It was far from the first time Dietz, chair of the Monroe County Democrats, heard Clinton speak. The last time they met in person was in Bloomington four years ago. The former president was endorsing his wife, Hillary.
This is the first time Clinton has supported President Barack Obama from the beginning of his campaign. Many analysts considered the speech the most important of the three-day convention, apart from Obama’s expected acceptance tonight.
The crowd surged to its feet, even in the nosebleed seats.
“Mr. Mayor, Democrats, we’re here to nominate the president,” Clinton opened. “And I’ve got one in mind.”
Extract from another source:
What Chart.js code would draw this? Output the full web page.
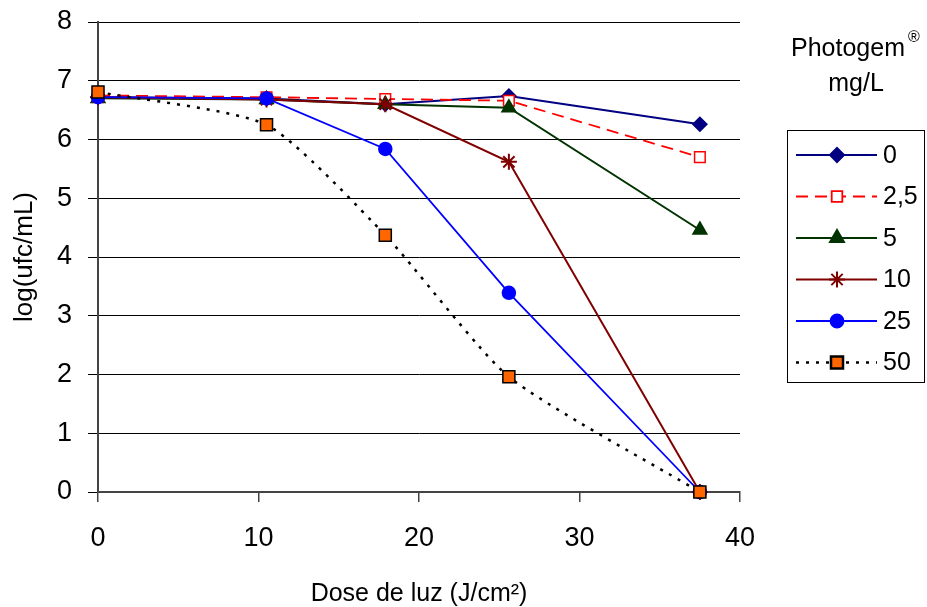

He discussed the positive points of Obama’s track record, saying he has already overcome adversity.
“I want to nominate a man who’s cool on the outside, but he burns for America on the inside,” Clinton said.
He continued, “After last night, I want a man who had the good sense to marry Michelle Obama.”
The crowd exploded.
Clinton said the Republican narrative, or the “alternate universe,” says all who are successful are self-made.
“You see, we believe we’re all in this together,” Clinton said. “It’s a far better philosophy than ‘You’re on your own.’”
He asked the crowd who they believed. Nearly as one, they screamed, “You!”
Dietz said Clinton’s speech and the Tuesday video speech from former President Jimmy Carter showed one of the many differences between Democrats and Republicans in this election cycle.
“I think one of the things that separates the Democratic convention from the Republican is that we’re very proud of our former presidents,” Dietz said.
Some critics have countered this view, saying Democrats focus on past success rather than the party’s future.
“It doesn’t really make sense to me, from what we’ve seen at the convention,” Dietz said.
Dietz mentioned the mayors from bigger cities, such as keynote speaker Mayor Julian Castro of San Antonio, as examples of why that sentiment is wrong.
“From what I’ve seen just the first day, the Republicans are totally outclassed,” Dietz said.